Your instructions | Repeat exactly the lines running from the first line of the data to the line containing "import plotly.graph_objects as go", both ends included, and nothing else; drop the pictures.

[Start of Recorded information]

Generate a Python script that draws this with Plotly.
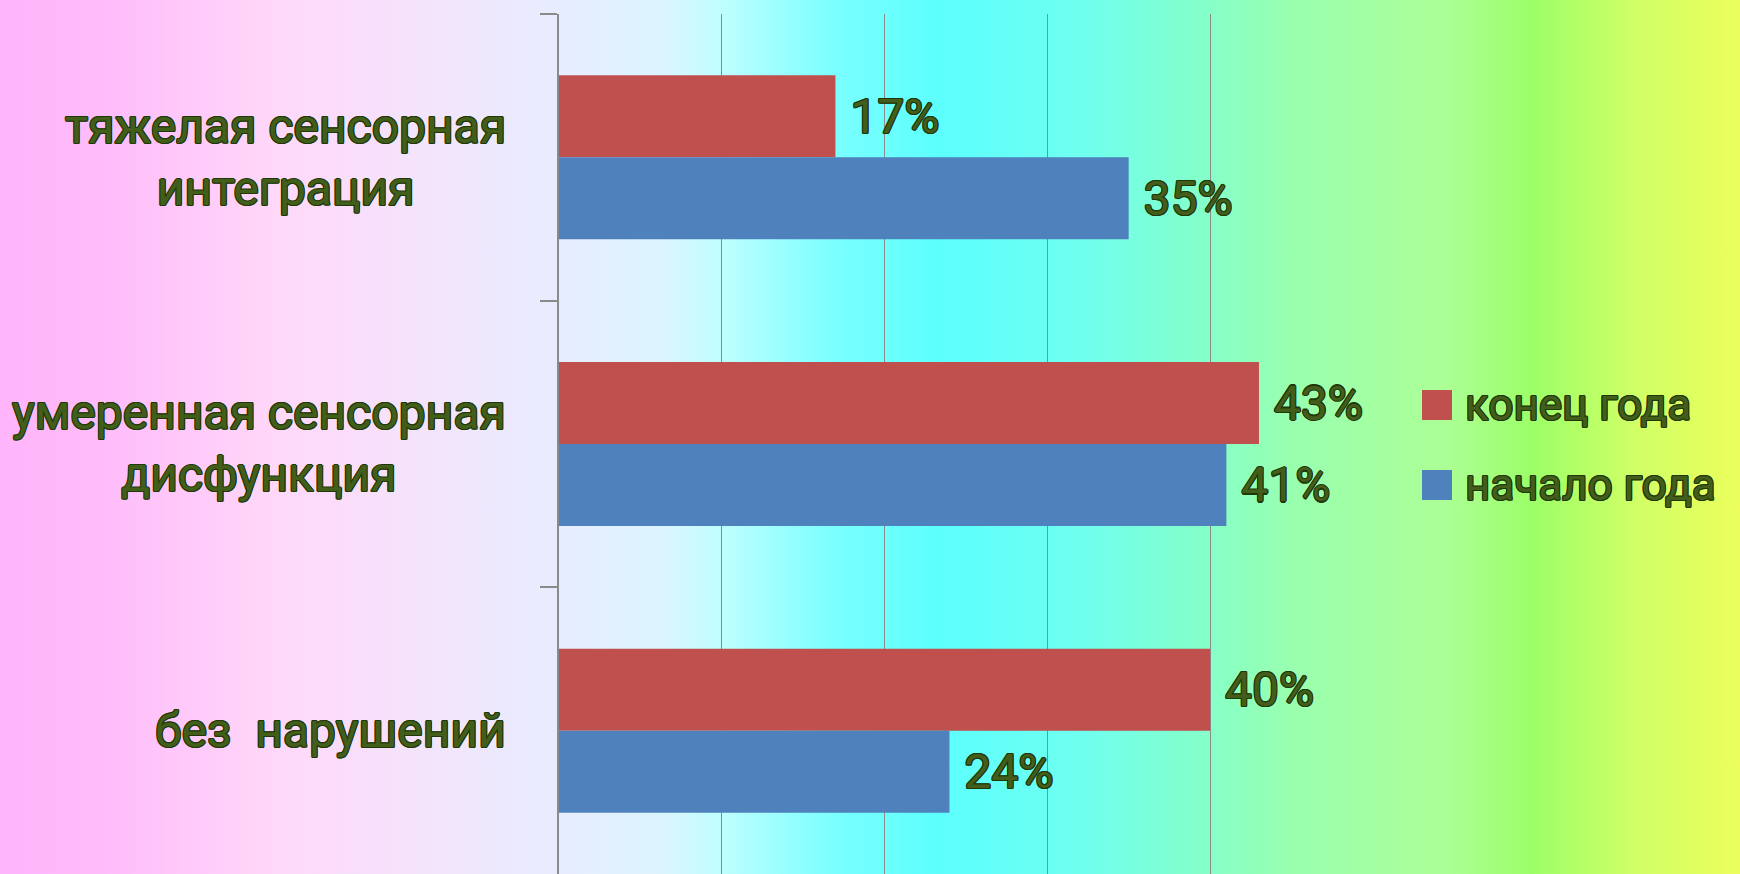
import base64
import plotly.graph_objects as go

# ---------------- data ----------------
categories = ["тяжелая сенсорная интеграция",
              "умеренная сенсорная дисфункция",
              "без  нарушений"]
category_labels = ["тяжелая сенсорная<br>интеграция",
                   "умеренная сенсорная<br>дисфункция",
                   "без\u00a0 нарушений"]
series_names = ["конец года", "начало года"]
end_of_year = [17, 43, 40]
start_of_year = [35, 41, 24]
series_values = [end_of_year, start_of_year]
series_colors = ["#C0504D", "#4F81BD"]
x_ticks = [0, 10, 20, 30, 40, 50]

# ---------------- style ----------------
W, H = 1740, 874
FONT = "Roboto"
FILL = "#435d1b"
OUTL = "#1e3809"
offs = [(1.1, 0), (-1.1, 0), (0, 1.1), (0, -1.1),
        (0.8, 0.8), (-0.8, 0.8), (0.8, -0.8), (-0.8, -0.8)]
SHADOW = ", ".join(f"{dx}px {dy}px 0px {OUTL}" for dx, dy in offs)
txt_font = dict(family=FONT, size=48, color=FILL, shadow=SHADOW)
leg_font = dict(family=FONT, size=44, color=FILL, shadow=SHADOW)

stops = [(0.00, "#ffb4fb"), (0.06, "#ffbcfa"), (0.16, "#ffd8f9"),
         (0.26, "#f1e6fc"), (0.32, "#e8ecff"), (0.38, "#dcf5ff"),
         (0.415, "#befeff"), (0.48, "#7affff"), (0.54, "#5cfffd"),
         (0.62, "#6ffff0"), (0.68, "#80ffd0"), (0.74, "#98ffb0"),
         (0.83, "#acff96"), (0.88, "#9cff68"), (0.94, "#d0ff66"),
         (1.00, "#ecff5c")]
svg = ("<svg xmlns='http://www.w3.org/2000/svg' width='%d' height='%d' "
       "preserveAspectRatio='none'><defs><linearGradient id='g' x1='0' y1='0' "
       "x2='1' y2='0'>" % (W, H)
       + "".join(f"<stop offset='{o}' stop-color='{c}'/>" for o, c in stops)
       + "</linearGradient></defs><rect width='100%' height='100%' fill='url(#g)'/></svg>")
bg_src = "data:image/svg+xml;base64," + base64.b64encode(svg.encode()).decode()

fig = go.Figure()
for name, vals, col in zip(series_names, series_values, series_colors):
    fig.add_trace(go.Bar(
        y=categories, x=vals, name=name, orientation="h",
        marker=dict(color=col, line=dict(width=0)),
        texttemplate="\u00a0%{x}%", textposition="outside",
        textfont=txt_font, constraintext="none", cliponaxis=False,
        showlegend=False, hoverinfo="skip"))

grid = "#8a8a8a"
fig.update_layout(
    width=W, height=H,
    margin=dict(l=0, r=0, t=0, b=0),
    paper_bgcolor="rgba(0,0,0,0)", plot_bgcolor="rgba(0,0,0,0)",
    barmode="group", bargap=0.428, bargroupgap=0,
    font=dict(family=FONT),
    xaxis=dict(domain=[558.5 / W, 1373 / W], range=[0, 50],
               tickvals=x_ticks, showticklabels=False, ticks="",
               showgrid=True, gridcolor=grid, gridwidth=1.4,
               zeroline=False, showline=False),
    yaxis=dict(domain=[0, 1 - 14 / H], range=[2.5, -0.5],
               showticklabels=False, tickson="boundaries",
               ticks="outside", ticklen=17, tickwidth=1.6, tickcolor=grid,
               showline=True, linecolor=grid, linewidth=1.6,
               showgrid=False, zeroline=False),
    images=[dict(source=bg_src, xref="paper", yref="paper", x=0, y=1,
                 sizex=1, sizey=1, xanchor="left", yanchor="top",
                 sizing="stretch", layer="below")],
)

# category labels (centred lines, right-aligned block)
for cat, lab in zip(categories, category_labels):
    fig.add_annotation(x=508 / W, xref="paper", y=cat, yref="y",
                       text=lab, showarrow=False, xanchor="right",
                       yanchor="middle", align="center", font=txt_font)

# legend (manual, large swatches)
for i, (name, col) in enumerate(zip(series_names, series_colors)):
    yc = 405 + 80 * i
    fig.add_shape(type="rect", xref="paper", yref="paper",
                  x0=1422 / W, x1=1452 / W,
                  y0=1 - (yc + 15) / H, y1=1 - (yc - 15) / H,
                  fillcolor=col, line=dict(width=0))
    fig.add_annotation(x=1463 / W, xref="paper", y=1 - yc / H, yref="paper",
                       text=name, showarrow=False, xanchor="left",
                       yanchor="middle", font=leg_font)

fig.write_html("out.html",
               config={"displayModeBar": False},
               post_script="document.body.style.margin='0';"
                           "document.body.style.overflow='hidden';")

[End of Recorded information]

Task response |
Generate a Python script that draws this with Plotly.
import base64
import plotly.graph_objects as go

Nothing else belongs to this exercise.